Colossal Youth (2006, Dir. Pedro Costa)
“When they give us white rooms, we’ll stop seeing these things.”
Sometimes I find that the more I get into a film, the less notes I take while I’m watching it — I’m just caught up in the experience. And then there’s a film like Colossal Youth, which is mundo colossal in its runtime (over two and a half hours), and I find I have pages and pages of scribbles that desperately try to make sense of what was onscreen. I saw this one in the early afternoon, and good thing too, because we probably wouldn’t have made it through otherwise. “Endurance test” might not be the right phrase, but it’s close.
This is apparently the third in a trilogy of movies that take place in a run-down housing district in Lisbon, where society’s unwanted and refugees from Cape Verde hang out. All the “actors” are real people, and their stories are real, but this isn’t a documentary — it’s more like a collection of random scenes from their daily lives as the world around them changes. Mostly the focus is on an older man named Ventura who ambles back and forth between the tenements and the new, clean, sterile projects the residents are being moved into. Ventura plays “father” to the motley crew who populate the slum, and nearly every scene is organized the same way: Ventura pops in on an old friend, the friend updates Ventura on his or her life with a lengthy monologue that somehow walks the line between naturalistic conversation and stagey soliloquy, further pleasantries are exchanged, and at a seemingly arbitrary point, the scene ends.
Sometimes the scenes take on a theatrical intensity — a striking nighttime tableau at the film’s beginning sees Ventura’s wife leaving him, and the camera lingers on the enraged woman, holding up a kitchen knife to fend off the unseen Ventura, her complaints about his unsuitability as a man reverberating like a litany. Other memorable bits involve Vanda, a woman who’s recovering from drug addiction and trying to raise her daughter Bete, and a younger worker who’s forever composing/reciting a love letter to his estranged wife that morphs with each recitation.

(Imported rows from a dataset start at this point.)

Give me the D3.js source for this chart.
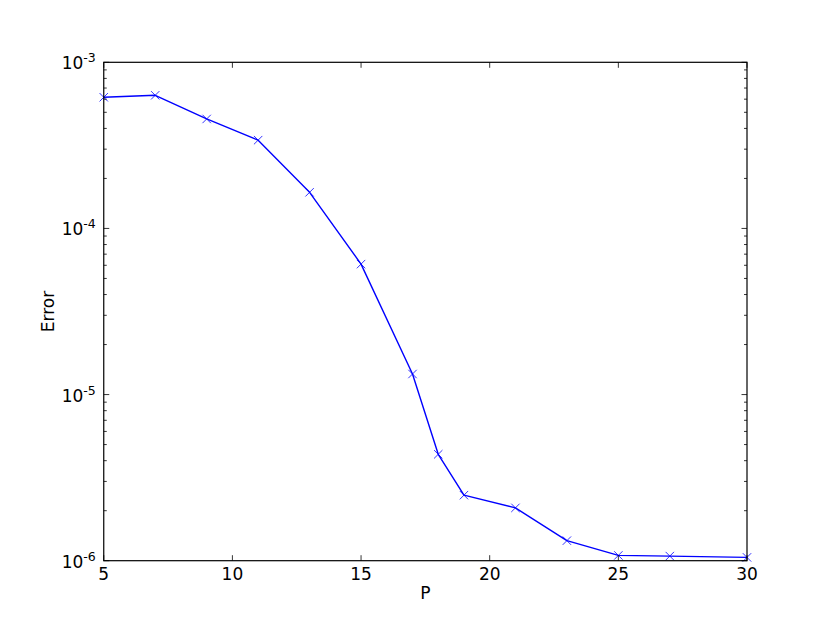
<!DOCTYPE html>
<html><head><meta charset="utf-8">
<script src="https://cdn.jsdelivr.net/npm/d3@7"></script>
<style>body{margin:0;background:#fff}text{font-family:"DejaVu Sans",sans-serif}</style>
</head><body>
<svg id="c" width="830" height="623"></svg>
<script>
const P = [5, 7, 9, 11, 13, 15, 17, 18, 19, 21, 23, 25, 27, 30];
const errorVals = [6.16e-4, 6.33e-4, 4.56e-4, 3.40e-4, 1.65e-4, 6.1e-5, 1.33e-5, 4.37e-6, 2.48e-6, 2.08e-6, 1.32e-6, 1.076e-6, 1.066e-6, 1.047e-6];
const xTicks = [5, 10, 15, 20, 25, 30];
const yExponents = [-6, -5, -4, -3];

const svg = d3.select("#c");
const L = 103.75, R = 747, T = 62.3, B = 560.7;
const x = d3.scaleLinear().domain([5, 30]).range([L, R]);
const y = d3.scaleLog().domain([1e-6, 1e-3]).range([B, T]);
const fs = 17;

// line
svg.append("path")
  .datum(P.map((p, i) => [p, errorVals[i]]))
  .attr("fill", "none").attr("stroke", "#0000ff").attr("stroke-width", 1.4)
  .attr("stroke-linejoin", "round")
  .attr("d", d3.line().x(d => x(d[0])).y(d => y(d[1])));

// markers
const ms = 4.2;
const mk = svg.append("g").attr("stroke", "#0000ff").attr("stroke-width", 0.8);
P.forEach((p, i) => {
  const cx = x(p), cy = y(errorVals[i]);
  mk.append("path").attr("d", `M${cx-ms},${cy-ms}L${cx+ms},${cy+ms}M${cx-ms},${cy+ms}L${cx+ms},${cy-ms}`);
});

// frame
svg.append("rect").attr("x", L).attr("y", T).attr("width", R - L).attr("height", B - T)
  .attr("fill", "none").attr("stroke", "#000").attr("stroke-width", 1.2);

const tk = svg.append("g").attr("stroke", "#000").attr("stroke-width", 0.8);
// x ticks
xTicks.forEach(t => {
  const px = x(t);
  tk.append("line").attr("x1", px).attr("x2", px).attr("y1", B).attr("y2", B - 5.5);
  tk.append("line").attr("x1", px).attr("x2", px).attr("y1", T).attr("y2", T + 5.5);
  svg.append("text").attr("x", px).attr("y", B + 19).attr("text-anchor", "middle")
    .attr("font-size", fs).text(t);
});
// y ticks
yExponents.forEach((e, i) => {
  const v = Math.pow(10, e), py = y(v);
  tk.append("line").attr("x1", L).attr("x2", L + 5.5).attr("y1", py).attr("y2", py);
  tk.append("line").attr("x1", R).attr("x2", R - 5.5).attr("y1", py).attr("y2", py);
  const t = svg.append("text").attr("x", L - 8).attr("y", py + 7).attr("text-anchor", "end").attr("font-size", fs);
  t.append("tspan").text("10");
  t.append("tspan").attr("dy", -7).attr("font-size", 12.5).text("-" + (-e));
  if (i < yExponents.length - 1) {
    for (let m = 2; m <= 9; m++) {
      const pm = y(m * v);
      tk.append("line").attr("x1", L).attr("x2", L + 3).attr("y1", pm).attr("y2", pm);
      tk.append("line").attr("x1", R).attr("x2", R - 3).attr("y1", pm).attr("y2", pm);
    }
  }
});

svg.append("text").attr("x", (L + R) / 2).attr("y", 599).attr("text-anchor", "middle").attr("font-size", fs).text("P");
svg.append("text").attr("transform", `translate(54,${(T + B) / 2}) rotate(-90)`).attr("text-anchor", "middle")
  .attr("font-size", fs).text("Error");
</script>
</body></html>
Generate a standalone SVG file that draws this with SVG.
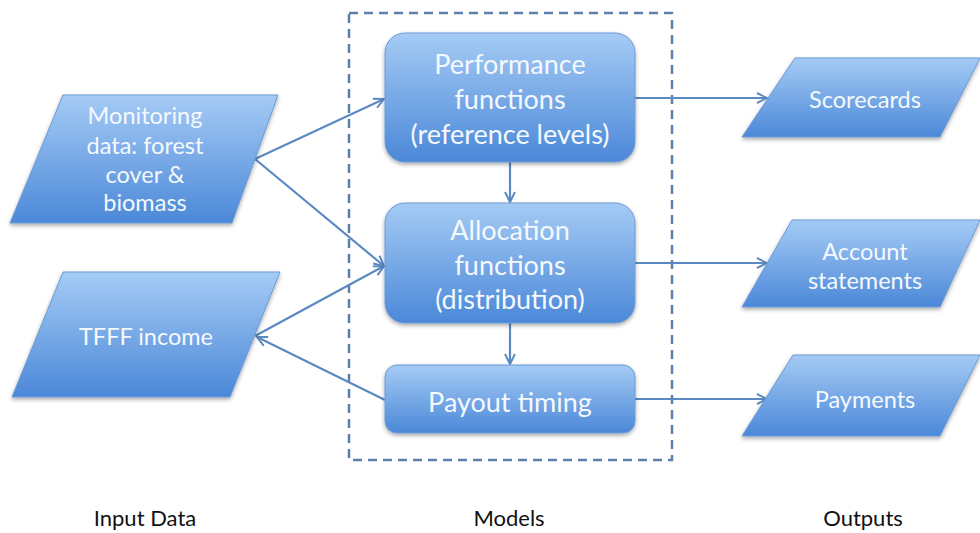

I’m tempted to say this might make more sense if you’ve seen the first two films, but somehow I doubt it. The intensity level stays about the same throughout (that is, pretty meditative and not much more), and what little plot there is comes from the movement of the slum’s residents to the new homes, but there seem to be some tricks in time going on here — one scene Ventura has a bandage on his head from an unexplained injury, and that next appears to take place some time before or after. I will say, though, that the mood of the film sticks with you — the cinematography has a casual artiness to it, contrasting the closed-off spaces of the new apartments (there’s much ado about doors swinging closed) with the more homey, open-air squalor of the old digs, and director Pedro Costa has much respect and empathy for his subjects. I can see this film being best experienced piece by piece, over a period of several days, each individual scene given enough space to sink in.
I saw this movie at the Sundance Kabuki, and in a weird little bit of synchronicity, I could hear construction crews sawing and hammering away in the next theater while this film unfolded — for a long time I thought the noises were coming from the movie itself. It seems fitting, since this is a film about lives in construction, or demolition, a workbook kind of story.